In this article, we have explored what is Dapper, key concepts in Dapper and how Dapper is used in System Design.
Table of contents:
- Introduction to Dapper
- Design Principles
- Distributed tracing in Dapper
- Trace collection process
- General purpose Dapper tools
- Usage of Dapper
Introduction to Dapper
Dapper is a distribution tracing solutions developed by Google to provide their developers with more information about the behavior of complex distributed systems. Distributed systems are difficult to observe, not all problems could be pinpointed based on logs and statistics. For instance, a simple search query through the frontend server will be sent to multiple servers in the backend for processing. This include searching within its own index, specific category of results such as images, news, video and retrieving related advertising. One of these servers in the backend could be performing poorly which result in the delay in the overall response. It would be hard to pinpoint which service is causing the issue and the reason behind it.
These three design principles seek to fulfill the Ubiquitous deployment and continous monitoring requirements of Dapper.
In order to ensure the application team uses the tracing system, there should be negligible performance impact on the running services.
The tracing system should minimise the intrusive modifications in order to fulfil the ubiquity requirement.
The tracing system should be able to scale with the growth of the applications over the next few years.
Distributed tracing in Dapper
Dapper traces is modeled using trees, spans and annotations. Spans are the basic unit of a Dapper trace tree. For each span, there is a human-readable span name, span-id and parent id. In a Dapper trace, there usually is a single span for each RPC and each level of infrastructure translate to an additional level in the trace tree.
The application team performing the Dapper trace could marked the trace with its own annotation. It can include value such as time stamps to help to analyze the time consumed at the application service level. It can also be other value or data which can help to investigate an incident.
Whenever a thread processes a traced control path, Dapper insert the trace context to the thread local storage. Trace context is a small, easy to copy container of trace id and span id
Dapper trace tree (Dapper a Large-Scale Distributed Systems Tracing Infrastructure, Google Technical Report dapper 2010)
Trace collection process
The logging process is divided into three steps. Firstly, the Span data is written to a local log file. Secondly, Dapper collectors daemon retrieve them from the production host machines. Lastly, the Collectors record the trace to a single Bigtable repository.
Instead of using Dapper, an alternative is to use RPC to collect information in the interface. However they are unable to handle non-nested distributed execution patterns such as asynchronous processes.

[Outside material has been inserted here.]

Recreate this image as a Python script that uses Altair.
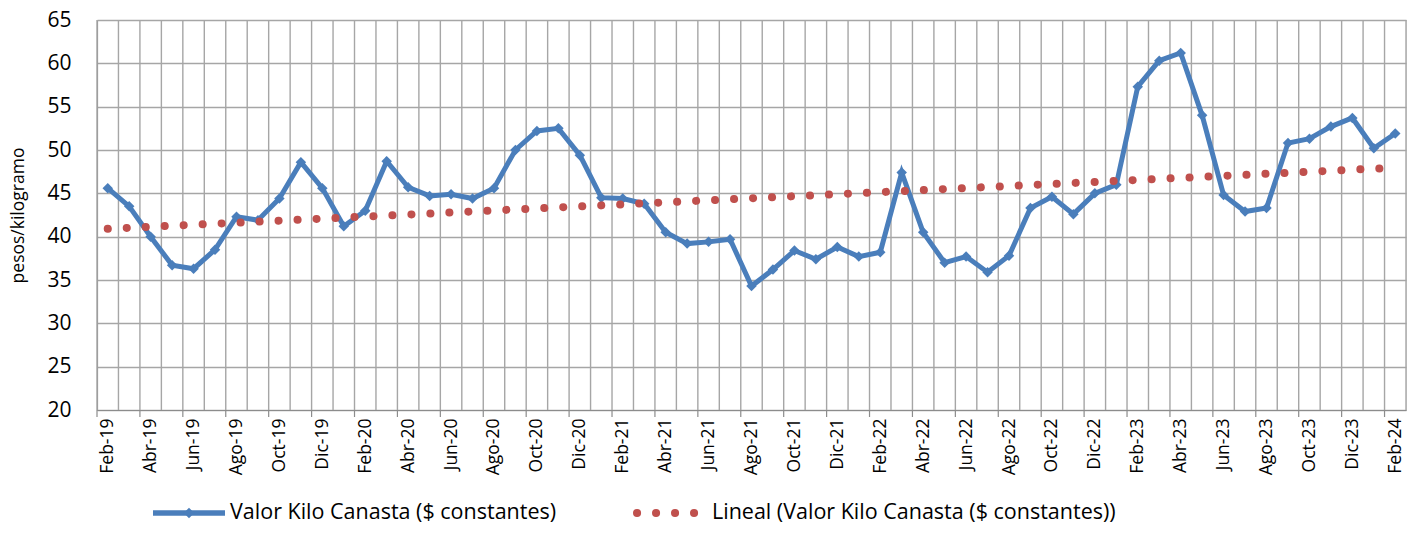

General purpose Dapper tools
The Dapper Depot API (DAPI) provide directed access to the raw data contained within the Dapper trace repositories. Access can be performed via unique trace id or bulk access by leveraging on MapReduce. Furthermore, using Indexed access, whereby it map commonly requested trace feature to distinct dapper traces.
Dapper user Interface
Using the web-based user interface, the user selects the service, time window and the relevant metric value (such as time delay) for their investigation. A table of all performance summaries that meet this condition pattern will be retrieved. Next, the user can select a single distributed execution pattern for further examination. It will show the detailed timestamp distribution of the selected trace.
Dapper user interface (Dapper a Large-Scale Distributed Systems Tracing Infrastructure, Google Technical Report dapper 2010)
Usage of Dapper
Some example of Dapper usage are as follow. Dapper can be used during development to track progress against latency target and identified opitmization opportunities. In terms of addressing long tail latency, Dapper is able to validate critical path for universal search request and provide data to conclude performace issues.
Using Dapper core instrumentation and the trace annotations, we able to infere service dependencies between individual jobs and software infrastructures.
Dapper can be used to provide information with regards to the network usage of different services. The Dapper user interface can group and consolidate trace performace information across layered and shared storage systems.
Firefighting with Dapper can performed during catastrophic failure or services that experience high latency during normal workload. This is done by accessing the Dapper daemon directly to gather and look at fresh data to identify the root causes.
With this article at OpenGenus, you must have the complete idea of Dapper in System Design.